Most Investors. Is This You?

Mark Wendell |

By: Mark Wendell

Most investors feel secure with relatively steady upward progress in their portfolio, and no sudden crashes. Of course, they understand that this yearning sentiment doesn't mean making money every single year. Rarely does anyone achieve that, not even the investment greats. But for mindful investors, it's about reducing the swings to a bearable range, which helps to keep emotions in check, regardless of age or experience. It's when we lose emotional control that we make our worst investment decisions. The emotional heart is most certainly not a better investor than the logical head.

The past few months provided a rare short-term stock market round trip covering quite a distance in percentage terms. After the S&P500 market index gained almost 10% last year, it then dropped almost 20% from the 2018 high point in September, with a loss of 9.18% in December alone, followed by a positive 7.87% return in January. After a September through December plunge and a January and February 2019 surge, investors can be forgiven for feeling whiplash. It is specifically during times of extreme volatility that investors conclude, whether on a conscious or subconscious level, that Wall Street is not for them.

If you were among those who sold, the reason was likely due to the perception that the stock market and the economy had been weakening since October and was certainly bound to continue down. Was this feeling because you were bombarded by the subtle partisan bias of the exaggerated, pessimistic, outraged, drama-driven, hypocritic mainstream media, with their perpetual reminders that the bull market was history and that a Wall Street apocalypse was imminent?

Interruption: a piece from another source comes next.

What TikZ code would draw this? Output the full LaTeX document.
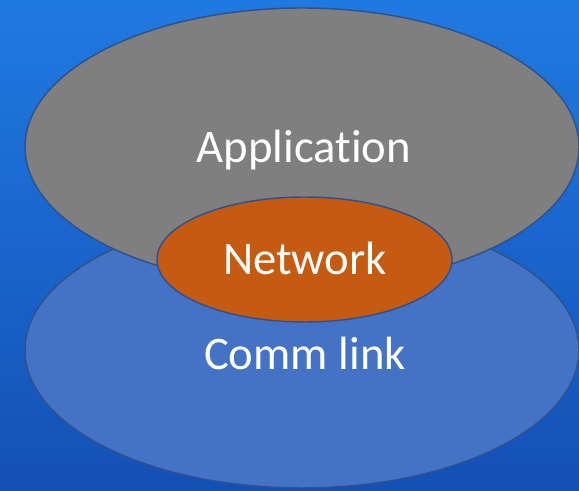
\documentclass[tikz,border=0pt]{standalone}
\usepackage{fontspec}
\setmainfont[Ligatures=NoCommon]{Carlito}
\usetikzlibrary{shapes.geometric}
\definecolor{bgtop}{RGB}{31,122,224}
\definecolor{bgbot}{RGB}{20,80,182}
\definecolor{appgray}{RGB}{127,127,127}
\definecolor{linkblue}{RGB}{68,114,196}
\definecolor{netorange}{RGB}{197,90,17}
\definecolor{rimblue}{RGB}{47,82,143}
\tikzset{
  layer/.style={ellipse, draw=rimblue, line width=1.1pt, inner sep=0pt},
  layertext/.style={text=white, font=\fontsize{35}{40}\selectfont, anchor=base}
}

\begin{document}
\begin{tikzpicture}[x=0.75pt, y=-0.75pt]
	% background
	\useasboundingbox (0,0) rectangle (579,491);
	\shade[top color=bgtop, bottom color=bgbot] (0,0) rectangle (579,491);
	% the three layers
	\node[layer, fill=linkblue, minimum width=554*0.75pt, minimum height=276*0.75pt] (link) at (302,350) {};
	\node[layer, fill=appgray, minimum width=554*0.75pt, minimum height=278*0.75pt] (app) at (302,147) {};
	\node[layer, fill=netorange, minimum width=295*0.75pt, minimum height=125*0.75pt] (net) at (304.5,259.5) {};
	% labels
	\node[layertext] (applbl) at (304,163) {Application};
	\node[layertext] (netlbl) at (305,275) {Network};
	\node[layertext] (linklbl) at (305,369.5) {Comm link};
\end{tikzpicture}
\end{document}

How often have you made this same behavioral error, listening too closely to the credibility challenged media, especially in this political silly-season? How often do you get seduced into listening to the desperate desire-to-be-noticed experts espousing their dubious academic rationale that either directly or indirectly endorses a certain political economic platform? Was the media driving a market correction or were they reporting a correction? This simply isn’t relevant to a personal financial plan you should be following. Rather, your investment approach should depend objectively on your age, resources, health, deposit rate, withdrawal rate, risk/return profile, investment objectives, and your specific goals as defined in a well thought out financial plan.

If investors simply keep their view on the long run, with history as their guide, they won't see all the ups and downs, all the whiplash that can demoralize investors and provoke their flight from Wall Street. The process of investing inherently involves high points and low points. The views from the peaks are magnificent, the terror of the slide into the valleys, rather traumatic. But when you look back, having arrived at the destination of financial independence, the oscillation that had caused you so much grief can be viewed as an upward line. It’s not easy negotiating that perilous ascent, but it may help knowing that in the end it really will smooth out if you stick with a long-term plan.

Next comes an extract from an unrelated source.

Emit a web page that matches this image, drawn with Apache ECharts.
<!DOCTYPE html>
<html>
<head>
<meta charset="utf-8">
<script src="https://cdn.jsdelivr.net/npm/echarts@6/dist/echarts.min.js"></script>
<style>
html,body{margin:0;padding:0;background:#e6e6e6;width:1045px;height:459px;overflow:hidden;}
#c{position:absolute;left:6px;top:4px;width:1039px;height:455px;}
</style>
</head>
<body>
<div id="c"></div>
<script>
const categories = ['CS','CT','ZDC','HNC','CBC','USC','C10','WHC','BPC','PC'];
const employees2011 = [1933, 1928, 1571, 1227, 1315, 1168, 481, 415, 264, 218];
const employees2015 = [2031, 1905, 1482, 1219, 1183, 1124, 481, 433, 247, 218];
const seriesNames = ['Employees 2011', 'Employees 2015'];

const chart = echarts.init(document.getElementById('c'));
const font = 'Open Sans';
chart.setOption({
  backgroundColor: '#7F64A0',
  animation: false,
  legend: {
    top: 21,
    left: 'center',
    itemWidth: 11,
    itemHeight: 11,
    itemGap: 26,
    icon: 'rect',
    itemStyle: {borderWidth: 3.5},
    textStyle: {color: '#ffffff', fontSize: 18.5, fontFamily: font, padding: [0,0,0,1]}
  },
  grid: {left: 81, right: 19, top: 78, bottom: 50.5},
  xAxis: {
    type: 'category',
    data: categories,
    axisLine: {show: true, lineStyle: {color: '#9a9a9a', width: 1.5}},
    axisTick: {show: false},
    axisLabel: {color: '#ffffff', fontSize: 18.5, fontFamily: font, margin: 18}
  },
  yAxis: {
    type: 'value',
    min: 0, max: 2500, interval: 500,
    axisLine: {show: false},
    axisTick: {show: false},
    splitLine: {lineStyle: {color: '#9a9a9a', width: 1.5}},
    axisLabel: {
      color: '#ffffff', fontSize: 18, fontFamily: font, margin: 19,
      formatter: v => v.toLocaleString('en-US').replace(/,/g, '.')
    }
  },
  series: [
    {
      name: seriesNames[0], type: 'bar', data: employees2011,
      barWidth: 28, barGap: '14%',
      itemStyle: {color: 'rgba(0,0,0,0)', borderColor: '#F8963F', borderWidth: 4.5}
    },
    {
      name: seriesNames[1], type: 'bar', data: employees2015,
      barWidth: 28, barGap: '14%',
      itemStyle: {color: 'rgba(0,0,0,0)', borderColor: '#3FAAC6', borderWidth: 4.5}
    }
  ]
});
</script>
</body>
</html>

Thus, investors must be willing to lose a few battles to win the retirement investment game, to lose a few more gray hairs, that is necessary to win a secure future. Finally, trying to achieve higher returns by timing the market is an impossible endeavor, attempting to find success on a consistent and repeated basis by selling-out and buying-in again, and by foolishly focusing on saving pennies in fees rather than seeing the big picture, the forest from the trees.  In the short run, stock market movements are completely random - as random as trying to guess the next card at the blackjack table or predicting what Congress will do next. You are the captain of your own destiny, but you don't have to go down with the ship when the stock and bond markets hit the inevitable rocks. It’s a logical choice. Simply remain invested in a well-diversified, strategically designed portfolio that fits your personal risk/return profile.